With Publication Studios Hudson London, and Vancouver
Closing remarks at 4pm
Please join us on Saturday, September 15 in Libby Leshgold Gallery for the final event of It's Difficult to Put a Painting in the Mailbox: Toward New Models of Artists' Publishing.
A Selection of Fragments is a collection of unfinished work, germs of ideas, and fragmentary books from artists and writers, assembled by Louisa Bailey of Publication Studio London, Kay Higgins of Publication Studio Vancouver, and Patrick Kiley of Publication Studio Hudson. Gathering contributions through their local and international networks, the Publication Studios will work together to design and produce an array of very small publications — pamphlets, chapbooks, broadsheets, postcards, and the like — culminating in a one-day publishing event where the texts will be assembled, packaged and made available to the public. The event will close with a series of short talks starting at 4:00pm.
Publication Studio is a global network of independent studios that print and bind books one at a time on-demand, creating original work with artists and writers. Publication Studio is a laboratory for publication in its fullest sense – not just the production of books, but the production of a public. This public, which is more than a market, is created through physical production, digital circulation and social gathering. Together these construct a space of conversation which beckons a public into being.
Louisa Bailey is an artist, bookseller and publisher. She runs the London outpost of Publication Studio and is co-director of The Bower, a community interest company run collaboratively with Joyce Cronin in a former public toilet block and park keeper’s hut in Brunswick Park, Camberwell, South East London, UK. The Bower organises exhibitions and events, makes coffee and produces books with artists and writers by Publication Studio London on site. The artistic programme is driven by a shared interest in sociopolitical and feminist practice. Louisa is the Sales and Distribution assistant at Book Works and founder of itinerant bookshop Luminous Books hosted variously by Central Saint Martins, UAL, London Centre for Book Arts, Raven Row, SPACE, and Unit/Pitt Projects Vancouver.
Kay Higgins is an artist, publisher, and cultural worker. Her work has included publications, print works, public inscription, photography, and internet-based projects. Higgins’ exhibitions include: It is difficult to put a painting in the mailbox: Toward new models of artists’ publishing at the Libby Leshgold Gallery, Vancouver (2018); Charrette Roulette: Language: Kathy Slade, Kay Higgins and Publication Studio Vancouver, Art Gallery of Alberta, Edmonton (2015); Through a Window, SFU Gallery, Burnaby, BC (2015); We Vancouver: 12 Manifestos For the City, Vancouver Art Gallery (2011); and The Property in Question, Charles H. Scott Gallery, Vancouver (2006). Higgins is a co-founder of both Artspeak Gallery and the Pacific Association of Artist-Run Centres. She is Executive Director of UNIT/PITT Projects. In 2014 Higgins ran for Vancouver City Council.

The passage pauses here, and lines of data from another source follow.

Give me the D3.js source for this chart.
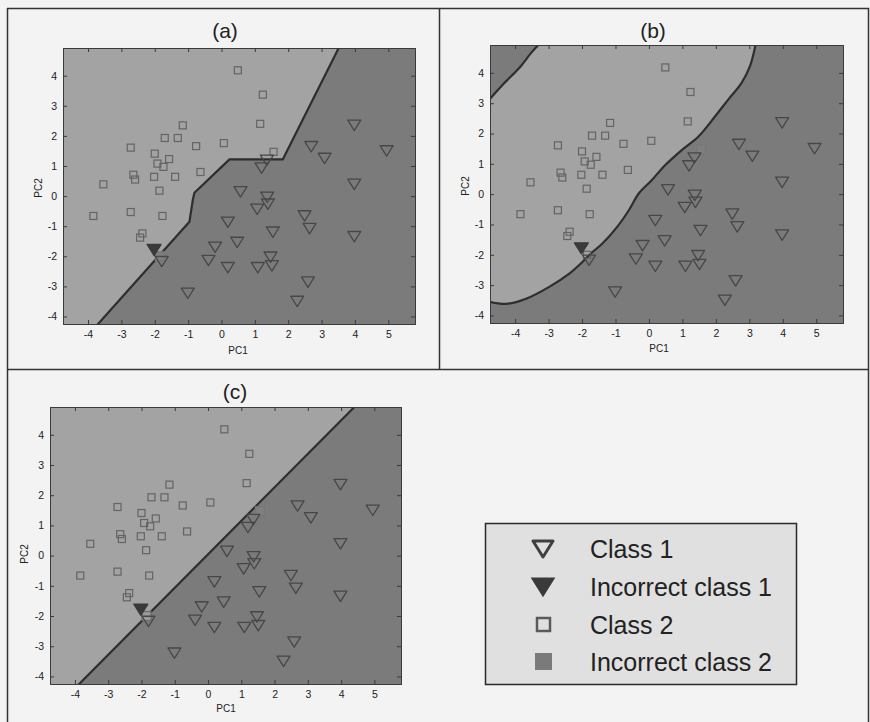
<!DOCTYPE html>
<html>
<head>
<meta charset="utf-8">
<script src="https://cdn.jsdelivr.net/npm/d3@7"></script>
<style>
  html, body { margin: 0; padding: 0; background: #f3f3f3; }
  svg { display: block; }
  text { font-family: "Liberation Sans", Arial, sans-serif; fill: #222; }
</style>
</head>
<body>
<svg id="fig" width="870" height="722"></svg>
<script>
// ---- data: class 2 samples (squares) ----
const class2X = [0.49, 1.24, 1.16, -1.16, -1.70, -1.31, -2.72, -0.76, 0.07, 1.56, -2.00, -1.92, -1.57, -1.74,
                 -2.64, -2.59, -2.02, -1.39, -0.63, -3.54, -1.86, -3.84, -2.72, -1.77, -2.37, -2.44, -1.85];
const class2Y = [4.18, 3.37, 2.40, 2.35, 1.93, 1.93, 1.61, 1.66, 1.76, 1.47, 1.41, 1.08, 1.23, 0.97,
                 0.71, 0.55, 0.64, 0.64, 0.80, 0.39, 0.18, -0.66, -0.53, -0.66, -1.24, -1.38, -2.00];

// ---- data: class 1 samples (triangles) ----
const class1X = [3.98, 2.69, 3.09, 4.95, 1.20, 1.36, 3.98, 0.57, 1.37, 1.39, 1.07, 0.19, 2.49, 2.64,
                 1.54, 3.98, 0.47, -0.19, -0.39, 0.19, 1.09, 1.51, 1.47, -1.79, -1.01, 2.59, 2.27, -2.02];
const class1Y = [2.35, 1.64, 1.25, 1.50, 0.93, 1.19, 0.39, 0.14, -0.04, -0.27, -0.44, -0.87, -0.66, -1.08,
                 -1.20, -1.35, -1.54, -1.70, -2.14, -2.38, -2.38, -2.32, -2.03, -2.18, -3.23, -2.86, -3.50, -1.79];

// misclassified samples per model (indices into the arrays above)
const wrongClass1 = { a: [27], b: [27], c: [27] };
const wrongClass2 = { a: [26], b: [9], c: [26, 9] };

// ---- decision boundaries (PC1, PC2) ----
// (a) piecewise-linear boundary
const boundaryA = [[-3.74, -4.30], [-0.96, -0.85], [-0.86, -0.13], [-0.81, 0.11], [0.24, 1.22],
                   [1.84, 1.22], [3.55, 5.00]];
// (b) smooth main boundary, top edge down to left edge
const boundaryB = [[3.20, 5.00], [3.02, 4.22], [2.77, 3.67], [2.37, 3.12], [1.98, 2.57], [1.48, 1.90],
                   [0.99, 1.46], [0.49, 0.96], [0.09, 0.47], [-0.30, 0.03], [-0.60, -0.53], [-0.95, -1.08],
                   [-1.39, -1.63], [-1.72, -1.94], [-1.99, -2.24], [-2.38, -2.62], [-2.98, -3.06],
                   [-3.67, -3.45], [-4.27, -3.62], [-4.80, -3.54]];
// (b) boundary cutting the upper-left corner, left edge to top edge
const cornerB = [[-4.80, 3.08], [-4.37, 3.61], [-3.87, 4.17], [-3.52, 4.66], [-3.24, 5.00]];
// (c) linear boundary
const boundaryC = [[-3.90, -4.28], [4.40, 4.92]];

const xTicks = [-4, -3, -2, -1, 0, 1, 2, 3, 4, 5];
const yTicks = [-4, -3, -2, -1, 0, 1, 2, 3, 4];
const xDomain = [-4.75, 5.8];
const yDomain = [-4.25, 4.92];

const legendLabels = ["Class 1", "Incorrect class 1", "Class 2", "Incorrect class 2"];

// ---- styling ----
const LIGHT = "#a3a3a3", DARK = "#7b7b7b", LINE = "#2e2e2e";

const svg = d3.select("#fig");

// figure frame and dividers
const frame = svg.append("g").attr("stroke", "#333").attr("stroke-width", 1.5).attr("fill", "none");
frame.append("line").attr("x1", 7).attr("x2", 869).attr("y1", 8.5).attr("y2", 8.5);
frame.append("line").attr("x1", 7.5).attr("x2", 7.5).attr("y1", 8).attr("y2", 722);
frame.append("line").attr("x1", 868.5).attr("x2", 868.5).attr("y1", 8).attr("y2", 722);
frame.append("line").attr("x1", 439.5).attr("x2", 439.5).attr("y1", 8).attr("y2", 370);
frame.append("line").attr("x1", 7).attr("x2", 869).attr("y1", 369.5).attr("y2", 369.5);

const panels = [
  { key: "a", title: "(a)", box: { x0: 63, x1: 415, y0: 48, y1: 324 }, titleX: 225, titleY: 38,
    pc1: [238, 354], pc2: [42, 188] },
  { key: "b", title: "(b)", box: { x0: 490, x1: 843, y0: 45, y1: 323 }, titleX: 653, titleY: 38,
    pc1: [659, 352], pc2: [469, 186] },
  { key: "c", title: "(c)", box: { x0: 50, x1: 401, y0: 407, y1: 684 }, titleX: 235, titleY: 399,
    pc1: [226, 712], pc2: [28, 554] }
];

const triPath = (w) => {
  const h = w * 0.8;
  return `M${-w / 2},${-h / 2}L${w / 2},${-h / 2}L0,${h / 2}Z`;
};

panels.forEach(p => {
  const b = p.box;
  const x = d3.scaleLinear().domain(xDomain).range([b.x0, b.x1]);
  const y = d3.scaleLinear().domain(yDomain).range([b.y1, b.y0]);
  const g = svg.append("g");

  const clipId = "clip-" + p.key;
  svg.append("clipPath").attr("id", clipId)
    .append("rect").attr("x", b.x0).attr("y", b.y0).attr("width", b.x1 - b.x0).attr("height", b.y1 - b.y0);

  const regions = g.append("g").attr("clip-path", `url(#${clipId})`);
  regions.append("rect").attr("x", b.x0).attr("y", b.y0)
    .attr("width", b.x1 - b.x0).attr("height", b.y1 - b.y0).attr("fill", DARK);

  const lin = d3.line().x(d => x(d[0])).y(d => y(d[1]));
  const smooth = d3.line().x(d => x(d[0])).y(d => y(d[1])).curve(d3.curveCatmullRom.alpha(0.5));
  const xl = xDomain[0] - 0.3;

  let lightPath, lines = [];
  if (p.key === "a") {
    const first = boundaryA[0], last = boundaryA[boundaryA.length - 1];
    lightPath = lin(boundaryA) + `L${x(xl)},${y(last[1])}L${x(xl)},${y(first[1])}Z`;
    lines.push(lin(boundaryA));
  } else if (p.key === "b") {
    const top = boundaryB[0];
    lightPath = smooth(cornerB) + `L${x(top[0])},${y(top[1])}` +
      smooth(boundaryB).replace(/^M/, "L") + "Z";
    lines.push(smooth(boundaryB));
    lines.push(smooth(cornerB));
  } else {
    const first = boundaryC[0], last = boundaryC[1];
    lightPath = lin(boundaryC) + `L${x(xl)},${y(last[1])}L${x(xl)},${y(first[1])}Z`;
    lines.push(lin(boundaryC));
  }
  regions.append("path").attr("d", lightPath).attr("fill", LIGHT);
  lines.forEach(d => regions.append("path").attr("d", d).attr("fill", "none")
    .attr("stroke", LINE).attr("stroke-width", 2.2).attr("stroke-linejoin", "round"));

  // markers
  const wrong1 = new Set(wrongClass1[p.key]);
  const wrong2 = new Set(wrongClass2[p.key]);
  const marks = g.append("g").attr("clip-path", `url(#${clipId})`);

  class2X.forEach((vx, i) => {
    const bad = wrong2.has(i);
    const onEdge = bad && i === 26 && p.key === "c";
    const s = bad ? 9 : 7;
    marks.append("rect")
      .attr("x", x(vx) - s / 2).attr("y", y(class2Y[i]) - s / 2)
      .attr("width", s).attr("height", s)
      .attr("fill", bad ? (onEdge ? "#9a9a9a" : "#7f7f7f") : "none")
      .attr("stroke", bad ? (onEdge ? "#6a6a6a" : "#777") : "#646464").attr("stroke-width", 1.2);
  });
  class1X.forEach((vx, i) => {
    const bad = wrong1.has(i);
    marks.append("path")
      .attr("transform", `translate(${x(vx)},${y(class1Y[i])})`)
      .attr("d", triPath(bad ? 14 : 13))
      .attr("fill", bad ? "#3a3a3a" : "none")
      .attr("stroke", bad ? "#3a3a3a" : "#474747").attr("stroke-width", 1.3)
      .attr("stroke-linejoin", "round");
  });

  // axes with inward ticks on all sides
  const fmt = d => String(d);
  const axB = g.append("g").attr("transform", `translate(0,${b.y1})`)
    .call(d3.axisBottom(x).tickValues(xTicks).tickSize(-4).tickPadding(7).tickFormat(fmt));
  const axL = g.append("g").attr("transform", `translate(${b.x0},0)`)
    .call(d3.axisLeft(y).tickValues(yTicks).tickSize(-4).tickPadding(6).tickFormat(fmt));
  const axT = g.append("g").attr("transform", `translate(0,${b.y0})`)
    .call(d3.axisTop(x).tickValues(xTicks).tickSize(-4).tickFormat(""));
  const axR = g.append("g").attr("transform", `translate(${b.x1},0)`)
    .call(d3.axisRight(y).tickValues(yTicks).tickSize(-4).tickFormat(""));
  [axB, axL, axT, axR].forEach(ax => {
    ax.select(".domain").attr("stroke", "#3a3a3a").attr("stroke-width", 1);
    ax.selectAll(".tick line").attr("stroke", "#3a3a3a");
    ax.selectAll("text").attr("font-size", 10.5).attr("fill", "#222")
      .attr("font-family", "'Liberation Sans', Arial, sans-serif");
  });

  // titles and axis labels
  g.append("text").attr("x", p.titleX).attr("y", p.titleY).attr("text-anchor", "middle")
    .attr("font-size", 21).text(p.title);
  g.append("text").attr("x", p.pc1[0]).attr("y", p.pc1[1]).attr("text-anchor", "middle")
    .attr("font-size", 10).text("PC1");
  g.append("text").attr("transform", `translate(${p.pc2[0]},${p.pc2[1]}) rotate(-90)`)
    .attr("text-anchor", "middle").attr("font-size", 10).text("PC2");
});

// legend
const lg = svg.append("g");
lg.append("rect").attr("x", 485.5).attr("y", 523.5).attr("width", 311).attr("height", 161)
  .attr("fill", "#e0e0e0").attr("stroke", "#2a2a2a").attr("stroke-width", 1.5);
const rowY = [549, 587, 625, 662];
legendLabels.forEach((lab, i) => {
  const cy = rowY[i];
  if (i === 0) {
    lg.append("path").attr("transform", `translate(543,${cy})`).attr("d", triPath(20))
      .attr("fill", "none").attr("stroke", "#404040").attr("stroke-width", 3).attr("stroke-linejoin", "round");
  } else if (i === 1) {
    lg.append("path").attr("transform", `translate(543,${cy})`).attr("d", triPath(22))
      .attr("fill", "#3a3a3a").attr("stroke", "#3a3a3a").attr("stroke-width", 1.5);
  } else if (i === 2) {
    lg.append("rect").attr("x", 537).attr("y", cy - 7).attr("width", 13).attr("height", 13)
      .attr("fill", "none").attr("stroke", "#5a5a5a").attr("stroke-width", 2.5);
  } else {
    lg.append("rect").attr("x", 535).attr("y", cy - 9).attr("width", 17).attr("height", 17)
      .attr("fill", "#7a7a7a");
  }
  lg.append("text").attr("x", 590).attr("y", cy + 9).attr("font-size", 25).attr("fill", "#1e1e1e")
    .text(lab);
});
</script>
</body>
</html>
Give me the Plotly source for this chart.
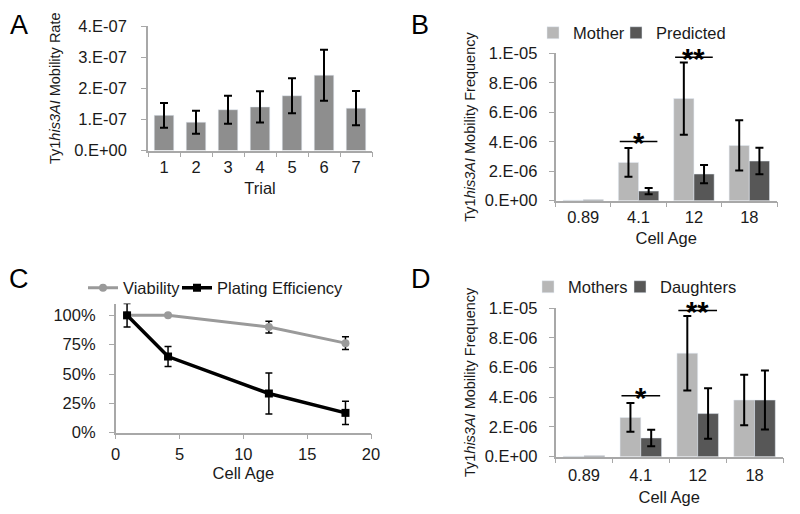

Patrick Kiley grew up in the state of Michigan and went to university there. After several post-college years spent working on farms, studying cheesemaking, and mounting exhibitions at the Beinecke Rare Book & Manuscript Library at Yale University and the New York Public Library, he took the position of cargo manager for the first and only run of the Vermont Sail Freight Project in 2013. This job found him coordinating the unlikely delivery of maple syrup and oat groats from the Champlain Valley to New York City by way of a flat-bottomed boat built by a rice farmer and polymath yeoman. Since then he has run Publication Studio Hudson, named eponymously after the river and tidal estuary but, to the confusion of some, located in the ex-industrial and riparian city of Troy. Later this year his essay "Artifactual Thoughts: Futurefarmers in the Desert" will be published in the book For Want of a Nail, published by No Place Press.
Libby Leshgold Gallery and READ Books acknowledge that this event is located on the unceded territory of the Coast Salish Peoples, including the territories of the xʷməθkwəy̓əm (Musqueam), Skwxwú7mesh (Squamish), Stó:lō and Səl̓ílwətaʔ/Selilwitulh (Tsleil-Waututh) Nations.